GENERO SIN NOMBRE, FICCION SIN NUMERO
Y así, el género echó a andar, en inglés como literatura pasatista de kiosco para jóvenes con acné y en castellano con un falso nombre del que nunca se podrá despegar. Para muchos su fecundidad está en la seca anticipación, en la predicción cuasi apostólica de tiempos mejores, aunque Isaac Asimov, institución en el asunto, discrepe: “No es el hecho de que la ciencia ficción prediga este o aquel cambio particular lo que la hace importante –dijo abiertamente en 1982–, sino el hecho de que predice cambios”.
Si bien un género literario no precisa un nombre para inflarse de títulos (la lista de obras fantásticas pre-1926 es abismal: Viaje a la luna de Cyrano de Bergerac –siglo XVII– y la versión del Barón de Münchausen –siglo XVIII–, Frankenstein –1818–, de Mary Shelley; Viaje al centro de la Tierra –1864– y De la Tierra a la Luna –1865– de Jules Verne y La máquina del tiempo –1898– de H.G. Wells, por decir algunas), la ciencia ficción emprendió un viaje a todas partes. La mayoría de las veces el futuro fue su destino y el espacio su parada.

VIAJE FANTASTICO
En la Argentina, la ciencia ficción viajó con Borges, Bioy Casares, Silvina Ocampo y Cortázar. Lo hizo en las revistas Más Allá, Minotauro y Nueva Dimensión. Y la semana pasada abordó el Tren Patagónico, de Viedma aBariloche, para ser testigo de cómo 105 personas se abocaron a poner la realidad en pausa y a discurrir en lo fantástico en el “Viaje al Centro de los Confines”, organizado por la Fundación Ciudad de Arena (dirigida por Gabriel Guralnik y cuyo sitio es www.ciudaddearena.org) que contó con el apoyo institucional del gobierno de la ciudad de Buenos Aires y de la provincia de Río Negro. “Bordeamos lo que muchos llaman el fin del mundo, la mitad de la nada –contó la escritora Ana María Shua–. Lo que nos hermana en este viaje maravilloso y delirante es el amor a la letra, la pasión por la literatura fantástica y la ciencia ficción, lo que no es necesariamente la pasión por lo fantástico o la creencia en lo sobrenatural.” Pero la autora de Los amores de Laurita no estaba sola en esta disparatada (en los papeles) y notable (en los hechos) incursión patagónica.

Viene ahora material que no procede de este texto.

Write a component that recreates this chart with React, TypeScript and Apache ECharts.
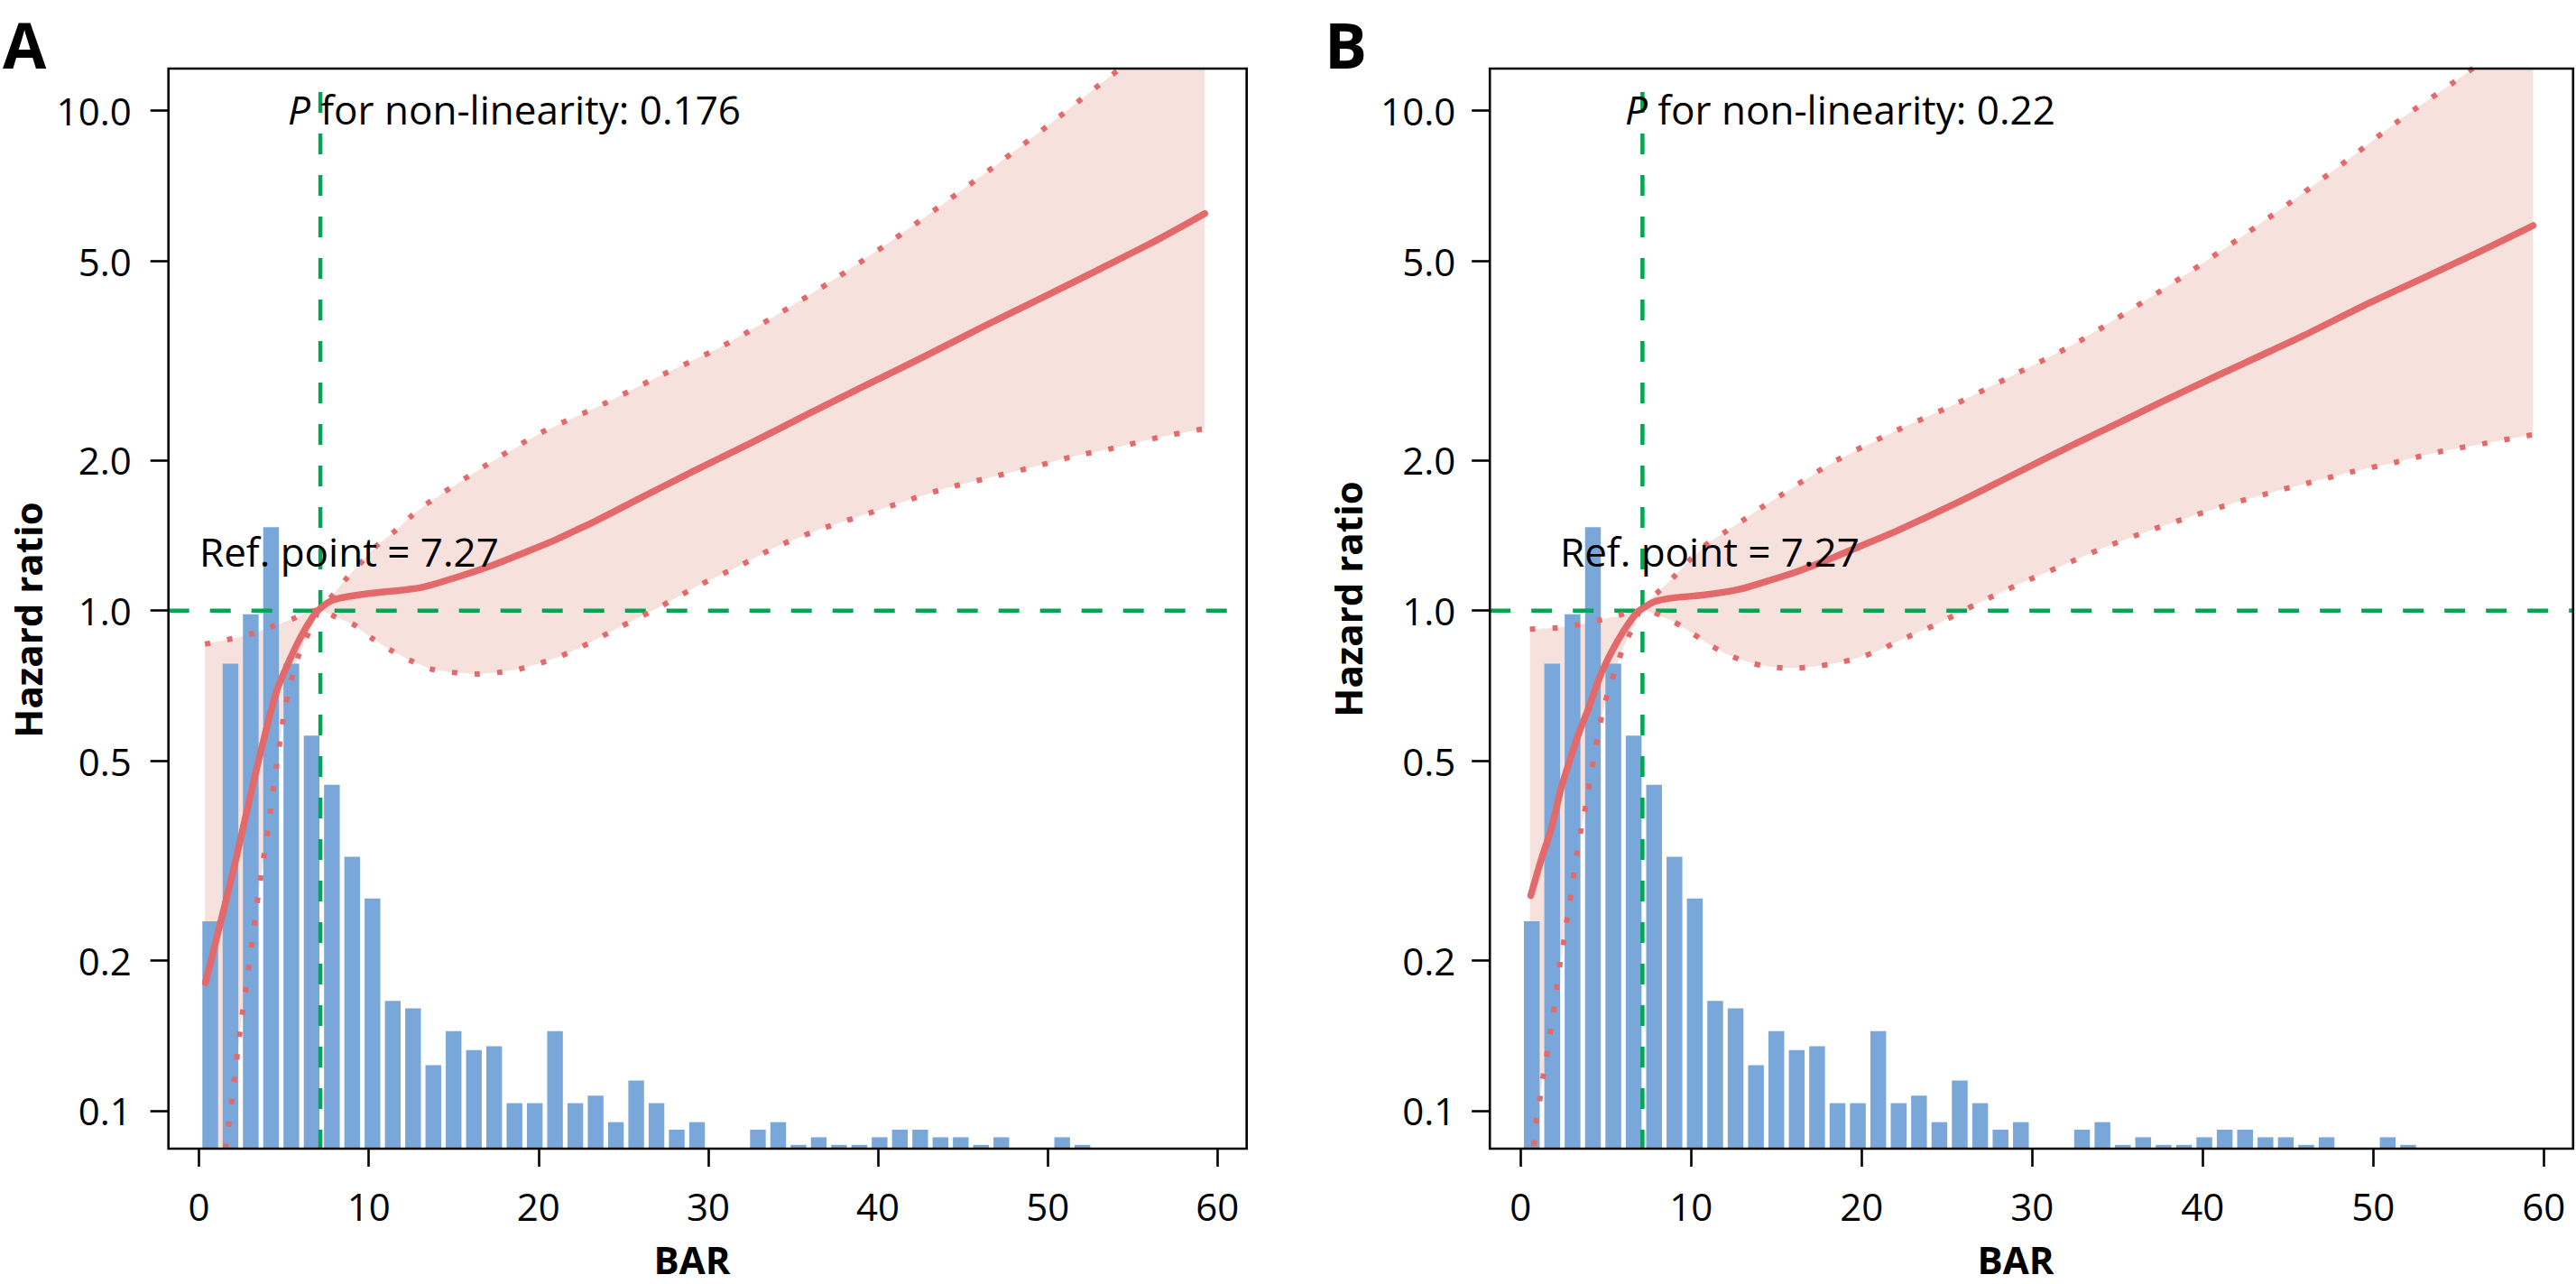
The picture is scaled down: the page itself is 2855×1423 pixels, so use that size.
import React, { useEffect, useRef } from "react";
import * as echarts from "echarts";

// ---------- data ----------
const X_TICKS = [0, 10, 20, 30, 40, 50, 60];
const HR_TICKS = [0.1, 0.2, 0.5, 1.0, 2.0, 5.0, 10.0];

// histogram of BAR (counts per bin), identical in both panels
const BIN_START = 0.0625;
const BIN_WIDTH = 1.195;
const BAR_COUNTS = [
  60, 128, 141, 164, 128, 109, 96, 77, 66, 39, 37, 22, 31, 26, 27, 12, 12, 31, 12, 14,
  7, 18, 12, 5, 7, 0, 0, 5, 7, 1, 3, 1, 1, 3, 5, 5, 3, 3, 1, 3, 0, 0, 3, 1,
];

// curves: [BAR, log10(hazard ratio)]
const A_MAIN: [number, number][] = [
  [0.38, -0.744], [1.37, -0.61], [2.25, -0.486], [3.14, -0.353], [3.85, -0.253], [4.56, -0.162],
  [5.27, -0.104], [5.97, -0.054], [6.69, -0.013], [7.1, 0.003], [7.75, 0.019], [8.46, 0.026],
  [10.23, 0.035], [12.0, 0.041], [13.2, 0.047], [15.31, 0.068], [17.32, 0.091], [19.1, 0.115],
  [20.9, 0.14], [22.16, 0.16], [23.35, 0.179], [25.59, 0.218], [29.02, 0.277], [32.44, 0.334],
  [35.87, 0.393], [39.29, 0.451], [42.72, 0.508], [46.14, 0.567], [49.57, 0.624], [53.0, 0.682],
  [56.43, 0.741], [59.25, 0.794],
];
const A_UPPER: [number, number][] = [
  [0.35, -0.067], [1.98, -0.056], [3.14, -0.046], [4.38, -0.031], [5.62, -0.015], [6.5, -0.002],
  [7.1, 0.003], [7.93, 0.033], [8.63, 0.062], [9.52, 0.095], [10.4, 0.128], [11.47, 0.157],
  [12.54, 0.19], [13.43, 0.214], [16.68, 0.286], [20.11, 0.355], [23.7, 0.411], [27.13, 0.469],
  [30.73, 0.527], [33.98, 0.59], [37.41, 0.662], [40.66, 0.736], [43.74, 0.811], [47.0, 0.892],
  [50.09, 0.972], [53.17, 1.055], [56.3, 1.138], [59.25, 1.219],
];
const A_LOWER: [number, number][] = [
  [0.35, -1.39], [1.0, -1.22], [1.63, -1.057], [1.98, -0.966], [2.43, -0.838], [2.78, -0.751],
  [3.14, -0.659], [3.49, -0.568], [3.85, -0.485], [4.2, -0.403], [4.56, -0.311], [4.91, -0.228],
  [5.27, -0.162], [5.8, -0.096], [6.33, -0.054], [6.8, -0.022], [7.1, 0.003], [8.0, -0.012],
  [9.17, -0.029], [10.17, -0.055], [11.29, -0.079], [12.4, -0.099], [13.6, -0.116], [14.8, -0.123],
  [16.26, -0.127], [17.54, -0.124], [18.74, -0.118], [20.11, -0.105], [21.22, -0.092], [22.5, -0.073],
  [24.73, -0.034], [27.13, 0.007], [29.36, 0.049], [31.76, 0.088], [33.98, 0.127], [36.38, 0.16],
  [38.78, 0.187], [41.17, 0.214], [43.74, 0.242], [46.32, 0.264], [48.89, 0.285], [51.46, 0.308],
  [54.03, 0.326], [56.6, 0.347], [59.25, 0.364],
];

const B_MAIN: [number, number][] = [
  [0.6, -0.57], [1.15, -0.505], [1.85, -0.43], [2.38, -0.355], [2.91, -0.297], [3.44, -0.243],
  [3.97, -0.197], [4.68, -0.13], [5.38, -0.08], [6.08, -0.039], [6.79, -0.005], [7.1, 0.003],
  [7.86, 0.018], [9.09, 0.026], [10.7, 0.031], [12.75, 0.042], [14.38, 0.058], [16.14, 0.077],
  [17.9, 0.1], [20.0, 0.13], [22.09, 0.16], [25.49, 0.214], [28.9, 0.272], [32.3, 0.33],
  [35.7, 0.386], [39.1, 0.442], [42.51, 0.496], [45.91, 0.55], [49.32, 0.608], [52.73, 0.662],
  [56.13, 0.716], [59.37, 0.77],
];
const B_UPPER: [number, number][] = [
  [0.55, -0.037], [2.04, -0.035], [3.26, -0.029], [4.5, -0.02], [5.73, -0.01], [6.61, 0.0],
  [7.1, 0.003], [7.5, 0.02], [8.03, 0.036], [8.92, 0.065], [9.97, 0.103], [11.03, 0.136],
  [11.9, 0.155], [12.97, 0.179], [14.03, 0.204], [15.1, 0.227], [18.34, 0.297], [21.91, 0.358],
  [25.49, 0.413], [28.9, 0.471], [32.47, 0.533], [35.7, 0.6], [39.1, 0.674], [42.34, 0.749],
  [45.41, 0.823], [48.64, 0.905], [51.7, 0.985], [54.94, 1.062], [59.37, 1.175],
];
const B_LOWER: [number, number][] = [
  [0.55, -1.16], [0.89, -1.029], [1.1, -0.985], [1.28, -0.941], [1.51, -0.896], [1.69, -0.854],
  [1.92, -0.808], [2.09, -0.763], [2.25, -0.719], [2.48, -0.675], [2.66, -0.631], [2.87, -0.588],
  [3.06, -0.544], [3.24, -0.501], [3.44, -0.455], [3.71, -0.412], [3.94, -0.367], [4.15, -0.324],
  [4.37, -0.282], [4.6, -0.238], [4.86, -0.195], [5.25, -0.151], [5.65, -0.109], [6.1, -0.068],
  [6.71, -0.026], [7.1, 0.003], [8.74, -0.018], [9.79, -0.039], [10.94, -0.065], [12.09, -0.087],
  [13.33, -0.103], [14.56, -0.112], [15.88, -0.115], [17.2, -0.112], [18.52, -0.105], [19.76, -0.095],
  [21.0, -0.08], [22.15, -0.061], [24.47, -0.026], [26.85, 0.015], [29.23, 0.053], [31.62, 0.088],
  [34.0, 0.123], [36.38, 0.154], [38.94, 0.184], [41.32, 0.21], [43.87, 0.235], [46.26, 0.256],
  [48.81, 0.278], [51.36, 0.297], [53.92, 0.318], [56.47, 0.334], [59.37, 0.352],
];

const REF_LINE_X = 7.15;
const REF_LABEL = "7.27";
const P_VALUES = ["0.176", "0.22"];
const PANEL_LETTERS = ["A", "B"];

// ---------- styling / layout ----------
const X_MIN = -1.8;
const X_MAX = 61.72;
const Y_MIN = -1.076;
const Y_MAX = 1.084;
const COUNT_MAX = 285;
const V_LINE_TOP = 1.037;

const FONT = "Open Sans";
const RED = "#E3696A";
const FILL = "#F7E1DC";
const BLUE = "#79A7DA";
const GREEN = "#00A651";
const BAR_FILL_FRACTION = 0.774;

function clipY(pts: [number, number][], lo: number, hi: number): [number, number][] {
  const out: [number, number][] = [];
  for (let i = 0; i < pts.length; i++) {
    const [x, y] = pts[i];
    if (i > 0) {
      const [px, py] = pts[i - 1];
      const bounds = py < y ? [lo, hi] : [hi, lo];
      for (const b of bounds) {
        if ((py - b) * (y - b) < 0) {
          const t = (b - py) / (y - py);
          out.push([px + t * (x - px), b]);
        }
      }
    }
    out.push([x, Math.min(hi, Math.max(lo, y))]);
  }
  return out;
}

const PANELS = [
  {
    main: A_MAIN, upper: A_UPPER, lower: A_LOWER,
    grid: { left: 186.7, top: 76, width: 1195, height: 1197 },
    yLabelMargin: 41,
    letter: { x: 3, y: 49 },
    pText: { x: 319, y: 121 },
    refText: { x: 221, y: 611 },
    yTitle: { x: 30, y: 687 },
    xTitle: { x: 767, y: 1395 },
  },
  {
    main: B_MAIN, upper: B_UPPER, lower: B_LOWER,
    grid: { left: 1651.2, top: 76, width: 1200.6, height: 1197 },
    yLabelMargin: 38,
    letter: { x: 1468, y: 49 },
    pText: { x: 1801, y: 121 },
    refText: { x: 1729, y: 611 },
    yTitle: { x: 1493, y: 664 },
    xTitle: { x: 2234, y: 1395 },
  },
];

function buildOption() {
  const grids: any[] = [];
  const xAxes: any[] = [];
  const yAxes: any[] = [];
  const series: any[] = [];
  const graphics: any[] = [];
  const logTicks = HR_TICKS.map((v) => Math.log10(v));

  PANELS.forEach((p, i) => {
    grids.push({
      ...p.grid,
      show: true,
      borderColor: "#000",
      borderWidth: 2.6,
      backgroundColor: "transparent",
      z: 10,
      containLabel: false,
    });
    xAxes.push({
      gridIndex: i,
      type: "value",
      position: "bottom",
      min: X_MIN,
      max: X_MAX,
      axisLine: { show: false, onZero: false },
      splitLine: { show: false },
      axisTick: { show: true, inside: false, length: 20, lineStyle: { color: "#000", width: 2.6 }, customValues: X_TICKS },
      axisLabel: {
        customValues: X_TICKS,
        margin: 42,
        fontSize: 42,
        fontFamily: FONT,
        color: "#000",
      },
    });
    yAxes.push({
      gridIndex: i,
      type: "value",
      position: "left",
      min: Y_MIN,
      max: Y_MAX,
      axisLine: { show: false, onZero: false },
      splitLine: { show: false },
      axisTick: { show: true, inside: false, length: 20, lineStyle: { color: "#000", width: 2.6 }, customValues: logTicks },
      axisLabel: {
        customValues: logTicks,
        margin: p.yLabelMargin,
        fontSize: 42,
        fontFamily: FONT,
        color: "#000",
        formatter: (v: number) => Math.pow(10, v).toFixed(1),
      },
    });
    yAxes.push({
      gridIndex: i,
      type: "value",
      position: "right",
      min: 0,
      max: COUNT_MAX,
      show: false,
      axisLine: { show: false, onZero: false },
    });

    const hrAxis = 2 * i;
    const countAxis = 2 * i + 1;

    series.push({
      type: "custom",
      xAxisIndex: i,
      yAxisIndex: hrAxis,
      silent: true,
      z: 1,
      data: [[0, 0]],
      renderItem: (_params: any, api: any) => {
        const up = clipY(p.upper, Y_MIN, Y_MAX).map((q) => api.coord(q));
        const lo = clipY(p.lower, Y_MIN, Y_MAX).map((q) => api.coord(q)).reverse();
        return { type: "polygon", shape: { points: up.concat(lo) }, style: { fill: FILL } };
      },
    });

    series.push({
      type: "custom",
      xAxisIndex: i,
      yAxisIndex: countAxis,
      silent: true,
      z: 2,
      data: BAR_COUNTS.map((c, k) => [BIN_START + k * BIN_WIDTH, BIN_START + (k + 1) * BIN_WIDTH, c]).filter(
        (d) => d[2] > 0
      ),
      renderItem: (_params: any, api: any) => {
        const x0 = api.value(0);
        const x1 = api.value(1);
        const c = api.value(2);
        const p0 = api.coord([x0, 0]);
        const p1 = api.coord([x1, c]);
        const w = p1[0] - p0[0];
        const bw = w * BAR_FILL_FRACTION;
        return {
          type: "rect",
          shape: { x: p0[0] + (w - bw) / 2, y: p1[1], width: bw, height: p0[1] - p1[1] },
          style: { fill: BLUE },
        };
      },
    });

    const dashed = { color: GREEN, width: 4.5, type: [23, 23] };
    series.push({
      type: "line",
      xAxisIndex: i,
      yAxisIndex: hrAxis,
      z: 3,
      silent: true,
      symbol: "none",
      data: [[X_MIN, 0], [X_MAX, 0]],
      lineStyle: dashed,
    });
    series.push({
      type: "line",
      xAxisIndex: i,
      yAxisIndex: hrAxis,
      z: 3,
      silent: true,
      symbol: "none",
      data: [[REF_LINE_X, V_LINE_TOP], [REF_LINE_X, Y_MIN]],
      lineStyle: dashed,
    });

    const dotted = { color: RED, width: 6, type: [6, 19], cap: "butt" };
    [p.upper, p.lower].forEach((d) =>
      series.push({
        type: "line",
        xAxisIndex: i,
        yAxisIndex: hrAxis,
        z: 4,
        silent: true,
        symbol: "none",
        smooth: 0.3,
        clip: true,
        data: d,
        lineStyle: dotted,
      })
    );
    series.push({
      type: "line",
      xAxisIndex: i,
      yAxisIndex: hrAxis,
      z: 5,
      silent: true,
      symbol: "none",
      smooth: 0.3,
      clip: true,
      data: p.main,
      lineStyle: { color: RED, width: 7.5, cap: "round", join: "round" },
    });

    graphics.push(
      {
        type: "text",
        x: p.letter.x,
        y: p.letter.y,
        z: 100,
        style: { text: PANEL_LETTERS[i], fontSize: 70, fontWeight: "bold", fontFamily: FONT, fill: "#000", align: "left", verticalAlign: "middle", lineHeight: 70 },
      },
      {
        type: "text",
        x: p.pText.x,
        y: p.pText.y,
        z: 100,
        style: {
          text: "{i|P} for non-linearity: " + P_VALUES[i],
          fontSize: 44,
          fontFamily: FONT,
          fill: "#000",
          align: "left",
          verticalAlign: "middle",
          rich: { i: { fontStyle: "italic", fontSize: 44, fontFamily: FONT, fill: "#000" } },
        },
      },
      {
        type: "text",
        x: p.refText.x,
        y: p.refText.y,
        z: 100,
        style: { text: "Ref. point = " + REF_LABEL, fontSize: 44, fontFamily: FONT, fill: "#000", align: "left", verticalAlign: "middle" },
      },
      {
        type: "text",
        x: p.yTitle.x,
        y: p.yTitle.y,
        rotation: Math.PI / 2,
        z: 100,
        style: { text: "Hazard ratio", fontSize: 42, fontWeight: "bold", fontFamily: FONT, fill: "#000", align: "center", verticalAlign: "middle", lineHeight: 42 },
      },
      {
        type: "text",
        x: p.xTitle.x,
        y: p.xTitle.y,
        z: 100,
        style: { text: "BAR", fontSize: 42, fontWeight: "bold", fontFamily: FONT, fill: "#000", align: "center", verticalAlign: "middle", lineHeight: 42 },
      }
    );
  });

  return {
    animation: false,
    backgroundColor: "#fff",
    textStyle: { fontFamily: FONT },
    grid: grids,
    xAxis: xAxes,
    yAxis: yAxes,
    series,
    graphic: graphics,
  };
}

export default function App() {
  const ref = useRef<HTMLDivElement>(null);
  useEffect(() => {
    if (!ref.current) return;
    const chart = echarts.init(ref.current, null, { renderer: "svg" });
    chart.setOption(buildOption() as any);
    return () => chart.dispose();
  }, []);
  return (
    <div
      ref={ref}
      style={{ position: "fixed", left: 0, top: 0, width: 2855, height: 1423, background: "#fff" }}
    />
  );
}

La acompañaron el filósofo Pablo Capanna, los escritores Carlos Gardini (quien aprovechó la ocasión y presentó su última obra: Fábulas invernales, ed. Minotauro), Alberto Laiseca, Leonardo Moledo, Elsa Drucaroff, Carlos Gamerro y el crítico Guillermo Saavedra.
No hubo indios ranqueles en esta excursión, pero sí encuentros cercanos con la crema del género (la obra del anfetamínico Philip K. Dick, Stanislav Lem y Cordwainer Smith), una vuelta por el país de las ucronías (un género intra sci-fi que abusa de los “what if” y estipula cómo sería el presente si hubiera cambiado un hecho del pasado), un pantallazo de los sitios web dedicados a lo fantástico (www.axxon.com.ar y www.quintadimension.com), y una revelación: la existencia, tan sólo en el siglo XIX, de 64 autores argentinos de ciencia ficción.
Hace años quienes se queman las cejas devorando esta literatura que diluye contornos y fronteras vienen diciendo que el espacio exterior tan evocado por el género no es más que una excusa para escudriñar los cajones que cada uno lleva adentro. Esta vez fue la ocasión: los devotos del género fueron los actores y la Patagonia y la ciencia ficción, su mundo.